# Italian Job Stereo



## Zippy (Jul 21, 2013)

I was watching this movie and wondered just how loud a stereo would have to be for Seth Greens quote. Any idea what it would take to make a stereo so loud it blows women's clothes off?


----------



## rob feature (Nov 15, 2015)




----------



## Zippy (Jul 21, 2013)

I'm figuring it's the hair trick on a whole other level. How much air would you have to move to pull this off? Any input from the SPL guys?

We've all seen Steve Meade shred phone books in slot ported sub enclosures. I'm figuring if someone where to stand in a giant port the same effect could be achieved for clothes. What kind of power would it take and how many subs, for a sub box slot port 6' high and 3' wide?


----------



## mrnix (Mar 2, 2009)

I supposed if you achieved this, the girl would not only be naked, but also very deaf.


----------



## Lycancatt (Apr 11, 2010)

also probably dead because of internal organ damage at the spl that'd be required to pull this off


----------



## Zippy (Jul 21, 2013)

I have no doubt it would be hazardous. Bruising at a minimum.

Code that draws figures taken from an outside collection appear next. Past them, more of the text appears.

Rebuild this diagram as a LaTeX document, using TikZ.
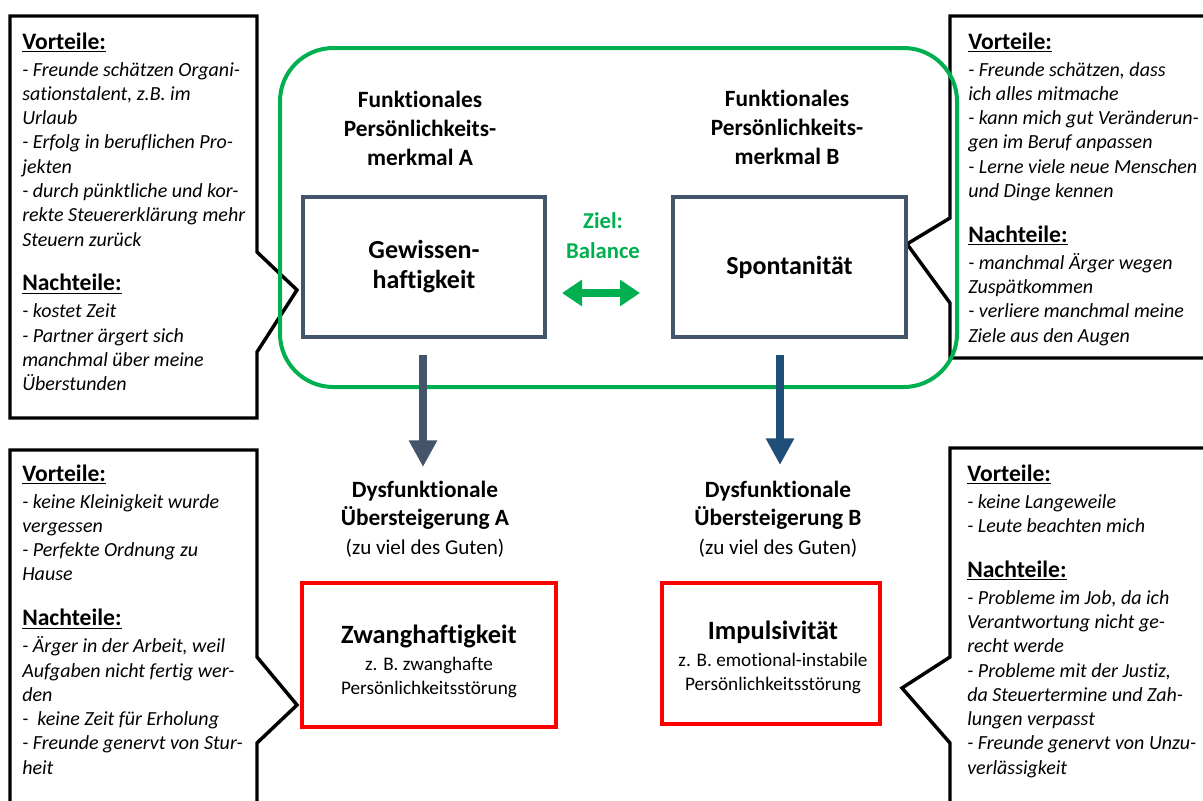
\documentclass[tikz,border=0pt]{standalone}
\usepackage{fontspec}
\setmainfont{Carlito}[Ligatures=NoCommon]
\usetikzlibrary{arrows.meta}
\definecolor{balgreen}{HTML}{00B050}
\definecolor{slate}{HTML}{44546A}
\definecolor{navy}{HTML}{1F4E79}
\definecolor{alarm}{HTML}{FF0000}
\newcommand\calloutHead[1]{{\fontsize{17.7}{18.2}\selectfont\bfseries\upshape\underline{#1}}}

\begin{document}
\begin{tikzpicture}[x=0.75pt,y=-0.75pt,
  callout/.style={draw=black, line width=2.6pt, line join=miter, fill=white},
  notes/.style={anchor=north west, inner sep=0pt, align=left,
    font=\fontsize{15}{18.2}\selectfont\itshape},
  traitbox/.style={draw=slate, line width=3pt, fill=white, inner sep=0pt,
    align=center, font=\fontsize{19.5}{22.5}\selectfont\bfseries},
  disorder/.style={draw=alarm, line width=3.4pt, inner sep=0pt},
  title/.style={inner sep=0pt, align=center, font=\fontsize{17.5}{21.75}\selectfont\bfseries},
  goal/.style={inner sep=0pt, align=center, text=balgreen,
    font=\fontsize{17}{22.5}\selectfont\bfseries},
  paren/.style={inner sep=0pt, font=\fontsize{15.8}{19}\selectfont},
  bigname/.style={inner sep=0pt, font=\fontsize{19.8}{22}\selectfont\bfseries},
  subname/.style={inner sep=0pt, align=center, font=\fontsize{14.4}{18}\selectfont},
  downarrow/.style={line width=6.5pt, -{Triangle[width=20pt,length=20pt]}},
]
\useasboundingbox (0,0) rectangle (1203,800);
\clip (0,0) rectangle (1203,800);

% speech-bubble outlines
\draw[callout] (10,16) -- (257,16) -- (257,252) -- (297,290) -- (257,352)
  -- (257,418) -- (10,418) -- cycle;
\draw[callout] (1215,16) -- (950,16) -- (950,218) -- (907,244) -- (950,303)
  -- (950,358) -- (1215,358);
\draw[callout] (10,815) -- (10,450) -- (257,450) -- (257,657) -- (297,705)
  -- (257,743) -- (257,815);
\draw[callout] (1215,448) -- (950,448) -- (950,657) -- (902,688) -- (950,743)
  -- (950,815);

% bubble texts
\node[notes] (notesTL) at (22,32) {\strut\calloutHead{Vorteile:}\\[2pt]
- Freunde schätzen Organi-\\
sationstalent, z.B. im\\
Urlaub\\
- Erfolg in beruflichen Pro-\\
jekten\\
- durch pünktliche und kor-\\
rekte Steuererklärung mehr\\
Steuern zurück\\[15.5pt]
\calloutHead{Nachteile:}\\[2pt]
- kostet Zeit\\
- Partner ärgert sich\\
manchmal über meine\\
Überstunden};

\node[notes] (notesTR) at (968,32) {\strut\calloutHead{Vorteile:}\\[2pt]
- Freunde schätzen, dass\\
ich alles mitmache\\
- kann mich gut Veränderun-\\
gen im Beruf anpassen\\
- Lerne viele neue Menschen\\
und Dinge kennen\\[15.5pt]
\calloutHead{Nachteile:}\\[2pt]
- manchmal Ärger wegen\\
Zuspätkommen\\
- verliere manchmal meine\\
Ziele aus den Augen};

\node[notes] (notesBL) at (22,464) {\strut\calloutHead{Vorteile:}\\[2pt]
- keine Kleinigkeit wurde\\
vergessen\\
- Perfekte Ordnung zu\\
Hause\\[15.5pt]
\calloutHead{Nachteile:}\\[2pt]
- Ärger in der Arbeit, weil\\
Aufgaben nicht fertig wer-\\
den\\
-~ keine Zeit für Erholung\\
- Freunde genervt von Stur-\\
heit};

\node[notes] (notesBR) at (967,464) {\strut\calloutHead{Vorteile:}\\[2pt]
- keine Langeweile\\
- Leute beachten mich\\[15.5pt]
\calloutHead{Nachteile:}\\[2pt]
- Probleme im Job, da ich\\
Verantwortung nicht ge-\\
recht werde\\
- Probleme mit der Justiz,\\
da Steuertermine und Zah-\\
lungen verpasst\\
- Freunde genervt von Unzu-\\
verlässigkeit};

% frame around the two functional traits
\node[draw=balgreen, line width=3pt, rounded corners=40pt,
  minimum width=677*0.75pt, minimum height=339*0.75pt] (balance) at (618.5,217.5) {};

% functional traits
\node[title] (traitA) at (420,128) {Funktionales\\Persönlichkeits-\\merkmal A};
\node[title] (traitB) at (787,127) {Funktionales\\Persönlichkeits-\\merkmal B};
\node[traitbox, minimum width=242*0.75pt, minimum height=140*0.75pt] (boxA)
  at (424,267) {Gewissen-\\haftigkeit};
\node[traitbox, minimum width=233*0.75pt, minimum height=140*0.75pt] (boxB)
  at (789.5,267) {Spontanität};

% balance goal
\node[goal] (goal) at (603,236) {Ziel:\\Balance};
\coordinate (balL) at (562,293);
\coordinate (balR) at (640,293);
\draw[balgreen, line width=5.5pt,
  {Triangle[width=19pt,length=15pt]}-{Triangle[width=19pt,length=15pt]}] (balL) -- (balR);

% downward arrows to the dysfunctional exaggerations
\coordinate (downA1) at (423,355);
\coordinate (downA2) at (423,467);
\coordinate (downB1) at (780,355);
\coordinate (downB2) at (780,465);
\draw[downarrow, slate] (downA1) -- (downA2);
\draw[downarrow, navy] (downB1) -- (downB2);

% dysfunctional exaggerations
\node[title, font=\fontsize{17.5}{21}\selectfont\bfseries] (dysA) at (425,505)
  {Dysfunktionale\\Übersteigerung A};
\node[paren] (gutA) at (425,548) {(zu viel des Guten)};
\node[title, font=\fontsize{17.5}{21}\selectfont\bfseries] (dysB) at (778,505)
  {Dysfunktionale\\Übersteigerung B};
\node[paren] (gutB) at (778,548) {(zu viel des Guten)};

% disorders
\node[disorder, minimum width=254*0.75pt, minimum height=144*0.75pt] (boxZ) at (429,655) {};
\node[bigname] (zwang) at (429,636) {Zwanghaftigkeit};
\node[subname] (zwangSub) at (429,677) {z. B. zwanghafte\\Persönlichkeitsstörung};
\node[disorder, minimum width=218*0.75pt, minimum height=141*0.75pt] (boxI) at (771,653.5) {};
\node[bigname] (impuls) at (773,632) {Impulsivität};
\node[subname] (impulsSub) at (773,673) {z. B. emotional-instabile\\Persönlichkeitsstörung};
\end{tikzpicture}
\end{document}
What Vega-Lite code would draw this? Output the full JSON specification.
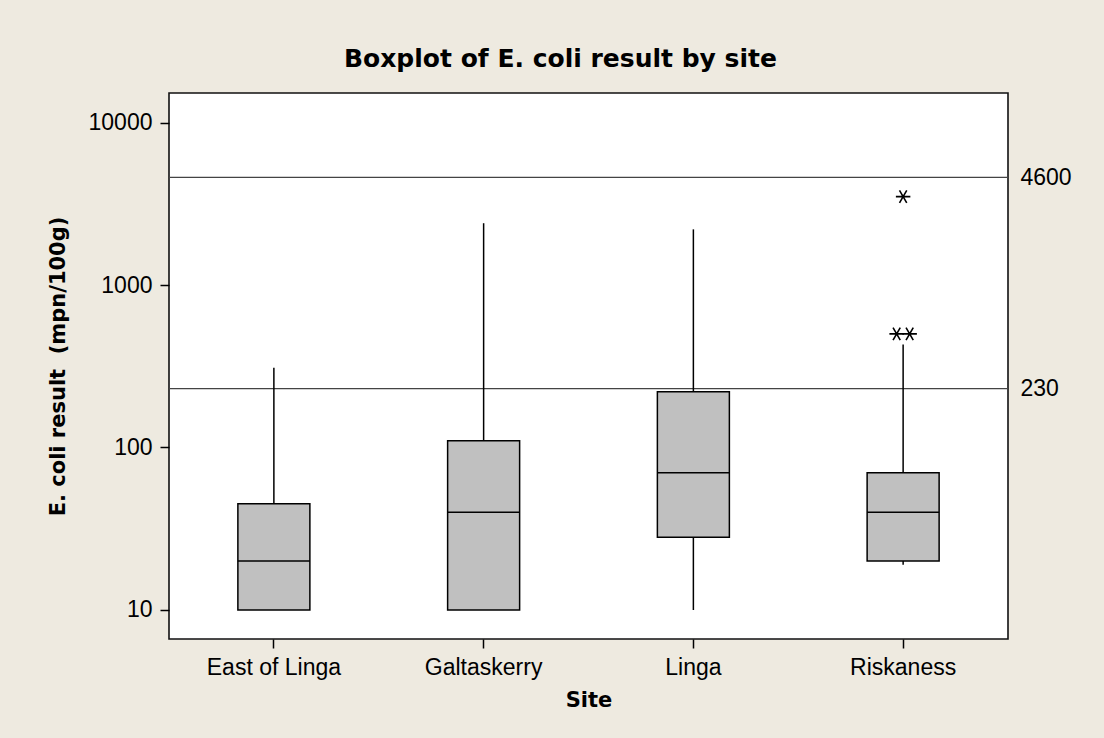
{
  "$schema": "https://vega.github.io/schema/vega-lite/v6.json",
  "width": 839,
  "height": 546,
  "autosize": {"type": "none"},
  "padding": {"left": 169, "top": 93, "right": 96, "bottom": 99},
  "background": "#EEEAE0",
  "title": {
    "text": "Boxplot of E. coli result by site",
    "font": "DejaVu Sans",
    "fontSize": 25,
    "fontWeight": "bold",
    "color": "black",
    "anchor": "middle",
    "frame": "group",
    "baseline": "alphabetic",
    "offset": 1,
    "dx": -28
  },
  "config": {
    "view": {"fill": "white", "stroke": "#111111", "strokeWidth": 1.6},
    "axis": {
      "labelFont": "Liberation Sans",
      "labelFontSize": 23,
      "labelColor": "black",
      "tickColor": "black",
      "tickWidth": 1.5,
      "tickSize": 9,
      "labelPadding": 8,
      "domain": false,
      "grid": false,
      "titleFont": "DejaVu Sans",
      "titleFontSize": 21,
      "titleFontWeight": "bold",
      "titleColor": "black"
    }
  },
  "datasets": {
    "stats": [
      {"site": "East of Linga", "min": 10, "q1": 10, "median": 20, "q3": 45, "max": 310},
      {"site": "Galtaskerry", "min": 10, "q1": 10, "median": 40, "q3": 110, "max": 2400},
      {"site": "Linga", "min": 10, "q1": 28, "median": 70, "q3": 220, "max": 2200},
      {"site": "Riskaness", "min": 19, "q1": 20, "median": 40, "q3": 70, "max": 430}
    ],
    "outliers": [
      {"site": "Riskaness", "value": 500},
      {"site": "Riskaness", "value": 500},
      {"site": "Riskaness", "value": 3500}
    ],
    "limits": [
      {"limit": 230},
      {"limit": 4600}
    ]
  },
  "resolve": {"axis": {"y": "independent"}},
  "layer": [
    {
      "data": {"name": "limits"},
      "mark": {"type": "rule", "stroke": "#444444", "strokeWidth": 1.2},
      "encoding": {
        "y": {
          "field": "limit",
          "type": "quantitative",
          "scale": {"type": "log", "domain": [6.63, 15190], "nice": false, "zero": false},
          "axis": {
            "orient": "right",
            "values": [230, 4600],
            "format": "d",
            "tickSize": 0,
            "labelPadding": 12,
            "title": null
          }
        }
      }
    },
    {
      "data": {"name": "stats"},
      "mark": {"type": "rule", "stroke": "black", "strokeWidth": 1.5},
      "encoding": {
        "x": {
          "field": "site",
          "type": "nominal",
          "scale": {"type": "band", "paddingInner": 0, "paddingOuter": 0},
          "axis": {"title": "Site", "labelAngle": 0, "titlePadding": 10}
        },
        "y": {
          "field": "min",
          "type": "quantitative",
          "axis": {
            "title": "E. coli result \u00a0(mpn/100g)",
            "values": [10, 100, 1000, 10000],
            "format": "d",
            "titlePadding": 20
          }
        },
        "y2": {"field": "q1"}
      }
    },
    {
      "data": {"name": "stats"},
      "mark": {"type": "rule", "stroke": "black", "strokeWidth": 1.5},
      "encoding": {
        "x": {"field": "site", "type": "nominal"},
        "y": {"field": "q3", "type": "quantitative", "axis": null},
        "y2": {"field": "max"}
      }
    },
    {
      "data": {"name": "stats"},
      "mark": {"type": "bar", "size": 72, "fill": "#C0C0C0", "stroke": "black", "strokeWidth": 1.5},
      "encoding": {
        "x": {"field": "site", "type": "nominal"},
        "y": {"field": "q1", "type": "quantitative", "axis": null},
        "y2": {"field": "q3"}
      }
    },
    {
      "data": {"name": "stats"},
      "mark": {"type": "tick", "size": 72, "thickness": 1.5, "color": "black", "opacity": 1},
      "encoding": {
        "x": {"field": "site", "type": "nominal"},
        "y": {"field": "median", "type": "quantitative", "axis": null}
      }
    },
    {
      "data": {"name": "outliers"},
      "transform": [
        {"joinaggregate": [{"op": "count", "as": "n"}], "groupby": ["site", "value"]},
        {"filter": "datum.n == 1"}
      ],
      "mark": {
        "type": "point",
        "shape": "M-1,0L1,0M-0.5,-0.866L0.5,0.866M0.5,-0.866L-0.5,0.866",
        "size": 210,
        "filled": false,
        "stroke": "black",
        "strokeWidth": 1.6,
        "opacity": 1
      },
      "encoding": {
        "x": {"field": "site", "type": "nominal"},
        "y": {"field": "value", "type": "quantitative", "axis": null}
      }
    },
    {
      "data": {"name": "outliers"},
      "transform": [
        {"joinaggregate": [{"op": "count", "as": "n"}], "groupby": ["site", "value"]},
        {"filter": "datum.n > 1"},
        {"window": [{"op": "row_number", "as": "k"}], "groupby": ["site", "value"]}
      ],
      "mark": {
        "type": "point",
        "shape": "M-1,0L1,0M-0.5,-0.866L0.5,0.866M0.5,-0.866L-0.5,0.866",
        "size": 210,
        "filled": false,
        "stroke": "black",
        "strokeWidth": 1.6,
        "opacity": 1
      },
      "encoding": {
        "x": {"field": "site", "type": "nominal"},
        "xOffset": {"field": "k", "type": "quantitative", "scale": {"domain": [1, 2], "range": [98.4, 111.4]}},
        "y": {"field": "value", "type": "quantitative", "axis": null}
      }
    }
  ]
}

But could it be done?


----------



## mrnix (Mar 2, 2009)

Lycancatt said:


> also probably dead because of internal organ damage at the spl that'd be required to pull this off


some people may be in to that, too.


----------



## Frijoles24 (Apr 19, 2010)

well. this is a tire exploding. blows his shirt off.

https://www.youtube.com/watch?v=a0e0oSUi4SU


----------



## alcatraz5768 (Jul 25, 2016)

mrnix said:


> I supposed if you achieved this, the girl would not only be naked, but also very deaf.


What?


----------